By Paul Lussow, Kendall’s President
I recently sat down with Brian Schreiber, a 2010 B.A. in Culinary Arts graduate and member of the Kendall field marketing team. In his role, he interacts with local high schools, community colleges and leaders in the culinary industry, including organizations like the National Restaurant Association’s Prostart and the American Culinary Federation, to learn how these relationships increase opportunities for students and faculty alike—both on and off our campus.
In 2010, you competed in the S.Pellegrino Almost Famous Chef Competition—taking home the Mystery Basket prize. Tell us about that experience.
The competition helped open doors for me. I received a scholarship, but more importantly, the experience allowed me to build my network. A few weeks later, I volunteered to help out at a competition, Hamburger Hop, where I was assigned to help at Terzo Piano, the restaurant at the Art Institute of Chicago run by Chef Tony Mantuano. I always encourage students to take advantage of every opportunity because of moments like this. Half way through the event, the chef was so impressed by my skills that he instantly offered me a job.
You worked at The Gage, Henri, and Terzo Piano, cooked for more than 167,000 people at the Kentucky Derby and even for First Lady Michelle Obama before joining Kendall as a full-time staff member. Why is your role as the National Accounts Lead so valuable to students and faculty across not just Illinois but the country?
When I first joined Kendall, my primary task was to reach out to local high schools to host cooking demonstrations and promote our college. Now, my role is much more nuanced. I have the opportunity to work closely with leaders and members of professional associations, and work directly with high school students to help them find success in the industry.
With every partnership we form, I assess an association’s needs, which means I focus on what their instructor-members’ goals are, as well as the needs of the students they serve, to learn how we can improve everyone’s experiences. That’s led Kendall to partner with organizations not only to train their members, but also to work directly with students to train them for competitions.
A notable example is our partnership with Family, Career and Community Leaders of America (FCCLA), which allows instructors to earn continuing education units while they learn how to coach students in these competitions and provides them with curricula they can use in their classrooms. FCCLA also hosts a diverse group of students at their national conference—more than 7,500 this year—for a culinary competition and workshops. I help train the Illinois team and I’m proud to share that they’ve received second place two years in a row. Students who place receive scholarships to Kendall. We also present workshops to students and each attendee receives a $1,000 participation scholarship to Kendall.

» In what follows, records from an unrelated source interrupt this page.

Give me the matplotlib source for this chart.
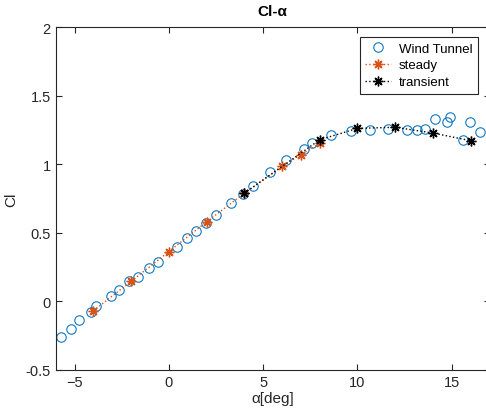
import matplotlib
matplotlib.use("Agg")
import matplotlib.pyplot as plt

plt.rcParams['font.family'] = ['Liberation Sans', 'DejaVu Sans']

# Wind tunnel data
wt_alpha = [-5.7, -5.21, -4.77, -4.12, -3.84, -3.07, -2.65, -2.09, -1.63, -1.07,
            -0.6, 0.44, 0.98, 1.46, 1.98, 2.5, 3.3, 3.92, 4.47, 5.36, 6.21, 7.17,
            7.6, 8.61, 9.66, 10.68, 11.6, 12.6, 13.16, 13.56, 14.12, 14.75, 14.91,
            15.58, 15.96, 16.5]
wt_cl = [-0.264, -0.2, -0.14, -0.08, -0.034, 0.036, 0.082, 0.146, 0.176, 0.246,
         0.29, 0.395, 0.462, 0.51, 0.569, 0.626, 0.72, 0.785, 0.84, 0.94, 1.032,
         1.113, 1.153, 1.211, 1.245, 1.25, 1.255, 1.25, 1.25, 1.255, 1.328, 1.305,
         1.343, 1.178, 1.312, 1.232]

# Steady simulation
st_alpha = [-4, -2, 0, 2, 4, 6, 7, 8]
st_cl = [-0.069, 0.145, 0.363, 0.58, 0.788, 0.985, 1.07, 1.153]

# Transient simulation
tr_alpha = [4, 8, 10, 12, 14, 16]
tr_cl = [0.788, 1.179, 1.262, 1.27, 1.228, 1.172]

xticks = [-5, 0, 5, 10, 15]
yticks = [-0.5, 0, 0.5, 1, 1.5, 2]
ytick_labels = ['-0.5', '0', '0.5', '1', '1.5', '2']

blue = '#0072BD'
orange = '#D95319'
axcol = '#262626'
asterisk = (8, 2, 0)

fig = plt.figure(figsize=(4.86, 4.14), dpi=100)
ax = fig.add_axes([55.7 / 486, 43.3 / 414, (489.5 - 55.7) / 486, (370.7 - 28.3) / 414])

ax.plot(wt_alpha, wt_cl, linestyle='none', marker='o', markersize=6.8,
        markerfacecolor='none', markeredgecolor=blue, markeredgewidth=0.75,
        label='Wind Tunnel')
ax.plot(st_alpha, st_cl, linestyle=':', color=orange, linewidth=1.0, marker=asterisk,
        markersize=7, markeredgewidth=1.0, label='steady')
ax.plot(tr_alpha, tr_cl, linestyle=':', color='black', linewidth=1.0, marker=asterisk,
        markersize=7, markeredgewidth=1.0, label='transient')

ax.set_xlim(-6, 17)
ax.set_ylim(-0.5, 2)
ax.set_xticks(xticks)
ax.set_yticks(yticks)
ax.set_yticklabels(ytick_labels)

for s in ax.spines.values():
    s.set_color(axcol)
    s.set_linewidth(0.8)
ax.tick_params(direction='in', length=4, width=0.8, colors=axcol, labelsize=10.5,
               top=True, right=True, labelcolor=axcol)

ax.set_title('Cl-α', fontsize=11, fontweight='bold', color='black', pad=9)
ax.set_xlabel('α[deg]', fontsize=11, color=axcol, labelpad=2)
ax.set_ylabel('Cl', fontsize=11, color=axcol, labelpad=5)

leg = ax.legend(loc='upper right', bbox_to_anchor=(478 / 486, 1 - 38 / 414),
                bbox_transform=fig.transFigure, borderaxespad=0, fontsize=9.5,
                fancybox=False, framealpha=1, edgecolor=axcol,
                handlelength=2.0, handletextpad=0.6, borderpad=0.4, labelspacing=0.35)
leg.get_frame().set_linewidth(0.8)

fig.savefig('out.png', dpi=100)
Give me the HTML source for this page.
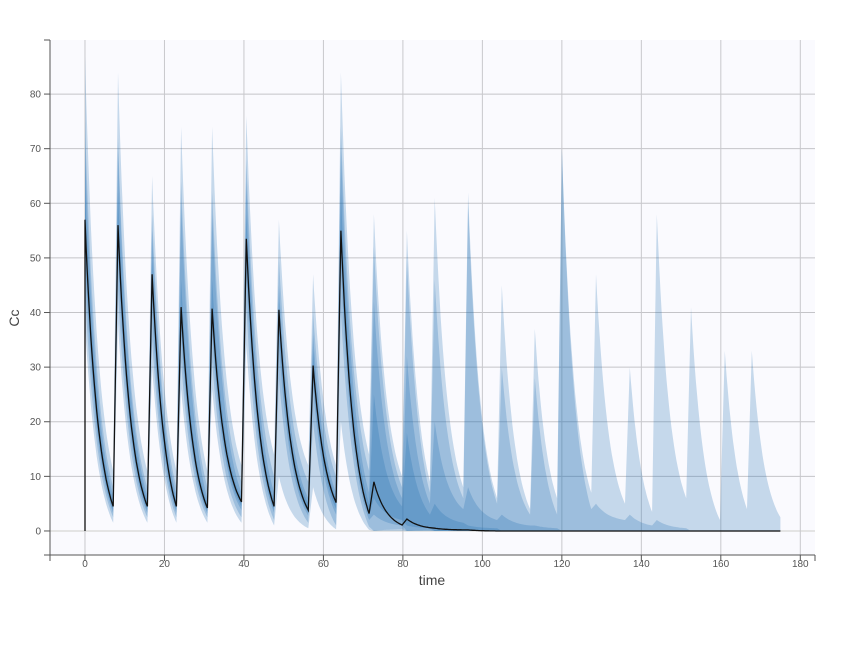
<!DOCTYPE html>
<html><head><meta charset="utf-8">
<style>
html,body{margin:0;padding:0;background:#fff;}
svg{display:block;font-family:"Liberation Sans",sans-serif;}
</style></head>
<body>
<svg id="chart" width="855" height="645" viewBox="0 0 855 645" xmlns="http://www.w3.org/2000/svg">
<rect x="50" y="40" width="765" height="515" fill="#fafafe"/>
<g id="grid"></g>
<g id="bands"></g>
<g id="axes"></g>
<text x="19" y="318" transform="rotate(-90 19 318)" text-anchor="middle" font-size="14" fill="#444">Cc</text>
<text x="432" y="585" text-anchor="middle" font-size="14" fill="#444">time</text>
</svg>
<script>
// dose times
const doseTimes = [0,8.3,16.9,24.2,32,40.6,48.8,57.4,64.4,72.7,81,88,96.4,104.9,113.2,120,128.6,137.1,143.9,152.5,161,167.8];
const endTime = 175;
// outer band (lightest)
const u1Peaks   = [87,84,65,74,74,76,57,47,84,58,55,61,62,45,37,70,47,30,58,41,33,33];
const u1Troughs = [11,11,11,11,12,14,12,12,14,10,9,8,6,4,6,7,5,3.5,6,2,4,2.5];
const l1Peaks   = [38,38,30,26,26,34,10,8,20,0,0,0,0,0,0,0,0,0,0,0,0,0];
const l1Troughs = [1.5,1.5,1.5,1.5,1.5,1,0.5,0.3,0.2,0,0,0,0,0,0,0,0,0,0,0,0,0];
// second band
const u2Peaks   = [75,72,58,64,62,68,50,40,74,52,50,46,60,30,28,70,5,3,2,0,0,0];
const u2Troughs = [8,8,8,8,9,10,9,10,11,8,7,6,5,3,3,4,2,1,0.5,0,0,0];
const l2Peaks   = [44,44,35,31,31,41,28,20,40,0,0,0,0,0,0,0,0,0,0,0,0,0];
const l2Troughs = [2.5,2.5,2.5,2.5,2.5,2,1.5,1,0.8,0.3,0,0,0,0,0,0,0,0,0,0,0,0];
// third band
const u3Peaks   = [70,70,55,60,58,64,45,36,70,42,32,20,8,3,1,0,0,0,0,0,0,0];
const u3Troughs = [6.5,6.5,6.5,6,7,7,6,7,7,6,5,4,2,1,0.5,0,0,0,0,0,0,0];
const l3Peaks   = [50,50,40,36,36,47,34,26,48,3,0,0,0,0,0,0,0,0,0,0,0,0];
const l3Troughs = [3.3,3.3,3.3,3.2,3.8,3.3,2.8,3,2,1,0.2,0,0,0,0,0,0,0,0,0,0,0];
// inner band (darkest)
const u4Peaks   = [63,62,50,46,46,58,42,33,62,25,18,5,1,0,0,0,0,0,0,0,0,0];
const u4Troughs = [5.5,5.5,5.5,5,6,5.5,5,6,5,4.5,3,1.5,0.5,0,0,0,0,0,0,0,0,0];
const l4Peaks   = [53,53,44,38,38,50,37,28,52,6,1,0,0,0,0,0,0,0,0,0,0,0];
const l4Troughs = [3.8,3.8,3.8,3.6,4.5,3.8,3.3,4,2.8,2,0.5,0,0,0,0,0,0,0,0,0,0,0];
// median
const medPeaks   = [57,56,47,41,40.7,53.5,40.5,30.3,55,9,2.2,0.5,0.2,0,0,0,0,0,0,0,0,0];
const medTroughs = [4.5,4.5,4.5,4.2,5.3,4.5,3.8,5.2,3.2,1.1,0.6,0.2,0,0,0,0,0,0,0,0,0,0];
// ticks
const xTicks = [0,20,40,60,80,100,120,140,160,180];
const yTicks = [0,10,20,30,40,50,60,70,80];

const X0=50,X1=815,Y0=555,Y1=40,xMin=-8.8,xMax=183.7,yMin=-4.4,yMax=89.9;
const xs=t=>X0+(t-xMin)/(xMax-xMin)*(X1-X0);
const ys=v=>Y0-(v-yMin)/(yMax-yMin)*(Y0-Y1);
const NS="http://www.w3.org/2000/svg";

function curve(peaks,troughs){
  const pts=[[0,0]];
  const n=doseTimes.length, k=0.3, rise=1.2;
  for(let i=0;i<n;i++){
    const t0=doseTimes[i];
    const tEnd = i<n-1 ? doseTimes[i+1]-rise : endTime;
    const p=peaks[i], r=troughs[i];
    pts.push([t0+(i===0?0.01:0),p]);
    const S=tEnd-t0, eS=Math.exp(-k*S);
    for(let j=1;j<=24;j++){
      const s=S*j/24;
      pts.push([t0+s, r+(p-r)*(Math.exp(-k*s)-eS)/(1-eS)]);
    }
  }
  return pts;
}
function bandPath(up,lo){
  const a=curve(up[0],up[1]), b=curve(lo[0],lo[1]).reverse();
  return "M"+a.concat(b).map(p=>xs(p[0]).toFixed(1)+","+ys(p[1]).toFixed(1)).join("L")+"Z";
}
const grid=document.getElementById('grid');
yTicks.forEach(v=>{
  const l=document.createElementNS(NS,'line');
  
  
  l.setAttribute('x1',X0);l.setAttribute('x2',X1);l.setAttribute('y1',ys(v));l.setAttribute('y2',ys(v));
  l.setAttribute('stroke',v===0?'#dcdcdc':'#c4c4c8');l.setAttribute('stroke-width',v===0?1.5:1);
  grid.appendChild(l);
});
xTicks.forEach(v=>{
  const l=document.createElementNS(NS,'line');
  
  
  l.setAttribute('x1',xs(v));l.setAttribute('x2',xs(v));l.setAttribute('y1',Y1);l.setAttribute('y2',Y0);
  l.setAttribute('stroke','#c8c8cc');
  grid.appendChild(l);
});
const bands=document.getElementById('bands');
const layers=[[[u1Peaks,u1Troughs],[l1Peaks,l1Troughs]],[[u2Peaks,u2Troughs],[l2Peaks,l2Troughs]],[[u3Peaks,u3Troughs],[l3Peaks,l3Troughs]],[[u4Peaks,u4Troughs],[l4Peaks,l4Troughs]]];
layers.forEach((L,i)=>{
  const p=document.createElementNS(NS,'path');
  
  
  p.setAttribute('d',bandPath(L[0],L[1]));
  p.setAttribute('fill','rgba(31,110,175,0.24)');
  bands.appendChild(p);
});
const med=document.createElementNS(NS,'path');


med.setAttribute('d',"M"+curve(medPeaks,medTroughs).map(p=>xs(p[0]).toFixed(1)+","+ys(p[1]).toFixed(1)).join("L"));
med.setAttribute('fill','none');med.setAttribute('stroke','#111');med.setAttribute('stroke-width','1.3');
bands.appendChild(med);

const axes=document.getElementById('axes');
function ln(x1,y1,x2,y2,name){
  const l=document.createElementNS(NS,'line');
  
  
  l.setAttribute('x1',x1);l.setAttribute('y1',y1);l.setAttribute('x2',x2);l.setAttribute('y2',y2);
  l.setAttribute('stroke','#555');
  axes.appendChild(l);
}
ln(X0,Y1,X0,Y0,'y-axis-line');
ln(44,Y0,X1,Y0,'x-axis-line');
ln(X0,Y0,X0,Y0+6,'x-axis-end-tick');
ln(X1,Y0,X1,Y0+6,'x-axis-end-tick');
ln(44,Y1,X0,Y1,'y-axis-end-tick');
yTicks.forEach(v=>{
  ln(44,ys(v),X0,ys(v),'y-tick');
  const t=document.createElementNS(NS,'text');
  
  
  t.setAttribute('x',41);t.setAttribute('y',ys(v)+3.5);t.setAttribute('text-anchor','end');
  t.setAttribute('font-size','10');t.setAttribute('fill','#555');t.textContent=v;
  axes.appendChild(t);
});
xTicks.forEach(v=>{
  ln(xs(v),Y0,xs(v),Y0+6,'x-tick');
  const t=document.createElementNS(NS,'text');
  
  
  t.setAttribute('x',xs(v));t.setAttribute('y',Y0+12);t.setAttribute('text-anchor','middle');
  t.setAttribute('font-size','10');t.setAttribute('fill','#555');t.textContent=v;
  axes.appendChild(t);
});
</script>
</body></html>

I know you keep in touch with the scholarship recipients who choose to attend Kendall. Can you share one of their stories?
Absolutely. I trained Martha Guerrero on the FCCLA national team. She is the first in her family to attend college. Her team placed second in the national competition last year, and first at state, which meant she earned scholarships to Kendall. She’s about half way through the A.A.S. in Culinary Arts program and always has a big smile on her face. She’s loving every minute of it.
Ultimately, my goal for every partnership we build is to positively impact students and faculty members across the country—which will result in many more success stories in the years to come.